School board chief upbeat
Gary DeSmet has come full circle. After teaching for 17 years in the Sonoma Valley Unified School District, DeSmet finds himself as president of the school board.
“I’m empathetic to teachers,” he said. “I gave it all I had (as a teacher) – and it wasn’t enough.”
“It was the hardest work I’ve ever done,” he added.
Being on the school board isn’t an easy job either. DeSmet, who’s served on the board for three years, estimates he puts in about 20 hours a week on board business, although he said his wife would put the figure higher than that. “But I’m thinking about it all the time,” he added.
It took DeSmet about a year-and-a-half to have an epiphany moment on what it meant to be a school board member. It occurred at a three-day California School Board Association conference.
“You’ve got five individuals, but only as a unit can we carry a voice,” he said. “When we come together, that’s when we’re a board.”
One of the things he learned at the conference was to focus on five things that affect the entire district – and stay focused.
“Pivot (a school consulting firm the district has been using) has helped us stay focused,” he said.
One of Pivot’s recommendations was to have the principals, the leadership team, the board and the cabinet sit down three times a year to get everybody talking.
“We all sit down together, break into smaller groups and talk about what’s bugging us, what’s important and what’s working well,” he said. “We identify what’s going right in the classrooms and then replicate it.”
The district has instituted a number of new policies over the past two years, and while he’s excited about the programs, such as the “A-to-G” high school curriculum, he knows that it’s a marathon, not a sprint. “‘A-to-G’ isn’t a test-score rising program,” he said. “But districts that have instituted ‘A-to-G’ have almost a zero dropout rate. That’s engagement. That’s a victory.”
One of the things he’d like to see the district move toward is two years of pre-kindergarten for all students.
“Two years of pre-kindergarten erases the achievement gap,” he said. “If every kid gets two years, by the time they enter kindergarten, they’ll know their numbers and letters and they’ll be socially interacting.”
“I think that’s the best investment a community could make,” he continued. “It would only cost $2,500 a kid each year. Five-thousand dollars over two years erases that gap,” he said. “Without it, some kids never make up the ground.”
Despite taking the reins just as the district is going to cut nearly $2.6 million at a special meeting in January, DeSmet is optimistic.
“We can get through this,” he said. We don’t need to panic. This is the most hopeful environment I’ve ever been in.”
He points to programs such as “A-to-G,” the Freshman Teams and the career tech education among others.
“We’re in the midst of change,” he said. “We’re always in the midst of change.” And the school district is no different.
“Change is resisted mightily,” he continued. “But our vision hinges on people growing into change.”

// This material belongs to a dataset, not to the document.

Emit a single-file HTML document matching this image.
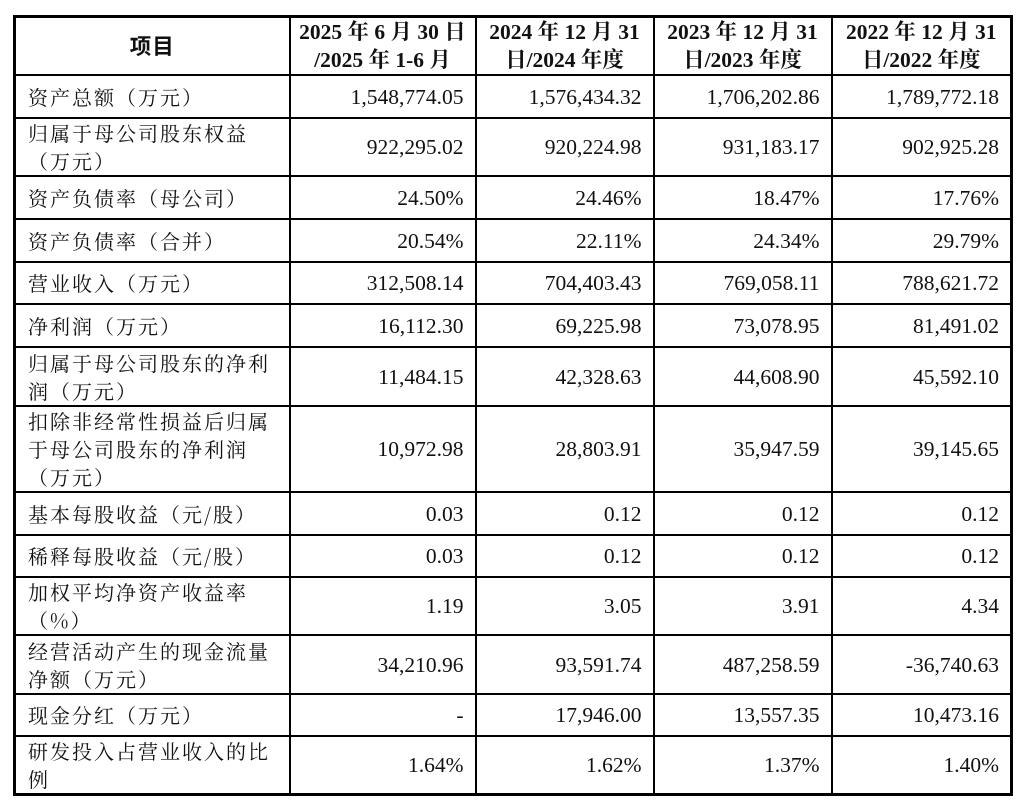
<!DOCTYPE html>
<html><head><meta charset="utf-8"><style>
html,body{margin:0;padding:0;background:#fff;width:1023px;height:801px;overflow:hidden}
table{position:absolute;left:13px;top:15px;border-collapse:collapse;table-layout:fixed;width:997px;
font-family:"Liberation Serif","Noto Serif CJK SC",serif;font-size:21.5px;color:#111}
td{border:2px solid #000;padding:0 11px 0 12px;line-height:26px;vertical-align:middle;text-align:right;white-space:nowrap}
td:first-child{text-align:left;padding-left:12px;white-space:normal;font-family:"Noto Serif CJK SC","Liberation Serif",serif;font-size:20px;letter-spacing:2px;line-height:28px}
tr.h td{text-align:center;font-weight:bold;padding:0 4px;line-height:28px;font-size:21.5px}
tr.h td:first-child{text-align:center;font-family:"Noto Sans CJK SC",sans-serif;font-weight:bold;letter-spacing:1px}
table{border:3px solid #000}
</style></head><body>
<table>
<colgroup><col style="width:275px"><col style="width:186px"><col style="width:178px"><col style="width:178px"><col style="width:180px"></colgroup>
<tr class="h" style="height:58px"><td>项目</td><td>2025 年 6 月 30 日<br>/2025 年 1-6 月</td><td>2024 年 12 月 31<br>日/2024 年度</td><td>2023 年 12 月 31<br>日/2023 年度</td><td>2022 年 12 月 31<br>日/2022 年度</td></tr>
<tr style="height:43px"><td>资产总额（万元）</td><td>1,548,774.05</td><td>1,576,434.32</td><td>1,706,202.86</td><td>1,789,772.18</td></tr>
<tr style="height:58px"><td>归属于母公司股东权益（万元）</td><td>922,295.02</td><td>920,224.98</td><td>931,183.17</td><td>902,925.28</td></tr>
<tr style="height:43px"><td>资产负债率（母公司）</td><td>24.50%</td><td>24.46%</td><td>18.47%</td><td>17.76%</td></tr>
<tr style="height:43px"><td>资产负债率（合并）</td><td>20.54%</td><td>22.11%</td><td>24.34%</td><td>29.79%</td></tr>
<tr style="height:42px"><td>营业收入（万元）</td><td>312,508.14</td><td>704,403.43</td><td>769,058.11</td><td>788,621.72</td></tr>
<tr style="height:43px"><td>净利润（万元）</td><td>16,112.30</td><td>69,225.98</td><td>73,078.95</td><td>81,491.02</td></tr>
<tr style="height:59px"><td>归属于母公司股东的净利润（万元）</td><td>11,484.15</td><td>42,328.63</td><td>44,608.90</td><td>45,592.10</td></tr>
<tr style="height:85px"><td>扣除非经常性损益后归属于母公司股东的净利润（万元）</td><td>10,972.98</td><td>28,803.91</td><td>35,947.59</td><td>39,145.65</td></tr>
<tr style="height:43px"><td>基本每股收益（元/股）</td><td>0.03</td><td>0.12</td><td>0.12</td><td>0.12</td></tr>
<tr style="height:42px"><td>稀释每股收益（元/股）</td><td>0.03</td><td>0.12</td><td>0.12</td><td>0.12</td></tr>
<tr style="height:56px"><td>加权平均净资产收益率（%）</td><td>1.19</td><td>3.05</td><td>3.91</td><td>4.34</td></tr>
<tr style="height:59px"><td>经营活动产生的现金流量净额（万元）</td><td>34,210.96</td><td>93,591.74</td><td>487,258.59</td><td>-36,740.63</td></tr>
<tr style="height:42px"><td>现金分红（万元）</td><td>-</td><td>17,946.00</td><td>13,557.35</td><td>10,473.16</td></tr>
<tr style="height:58px"><td>研发投入占营业收入的比例</td><td>1.64%</td><td>1.62%</td><td>1.37%</td><td>1.40%</td></tr>
</table>
</body></html>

The one vision that is constantly articulated is that students graduating from high school will be college and career ready.
“The first reflex you get from people is that everybody’s going to college,” he said. “What we’re talking about is having the same skill set.”
He points out that whether students go to college or into the workforce, they need certain skills, such as a sense of math, of written expression, science, logic and social studies.
“This isn’t a cookie cutter,” he said. “We have to grow into it. But we have some great resources at the high school.”
While the district has been putting new programs into place, and has more on the drawing board, the biggest challenge facing the district is money.
While the district has shifted into basic aid, meaning it gets almost all if its money from property taxes and is therefore supposedly immune from state budget cuts, it doesn’t quite work that way. The state is demanding money from basic aid districts as part of what it calls a “fair share.”
This coming fiscal year, the district is going to have to send Sacramento a check for more than $2.5 million as its “fair share” kickback.
One thing voters may see on the ballot again is another parcel tax measure. It’s been brought up a couple of times recently by boardmember Helen Marsh, and DeSmet isn’t distancing himself from such talk.
“What are our options,” he said. “Pass the hat during a parade? Have a fundraiser?”
He points out that the district has received a number of grants that have kept the wheels from falling off, but he admits that you can’t budget based on grants.
“We lost school funding in Proposition 13,” he said. “And two-thirds (to pass a parcel tax) is a high bar. But a parcel tax doesn’t have to be that big.”
DeSmet is looking forward to the challenges coming down the pike and is optimistic.
“Nothing stays the same. Nothing stays static,” he said. “We’re growing.”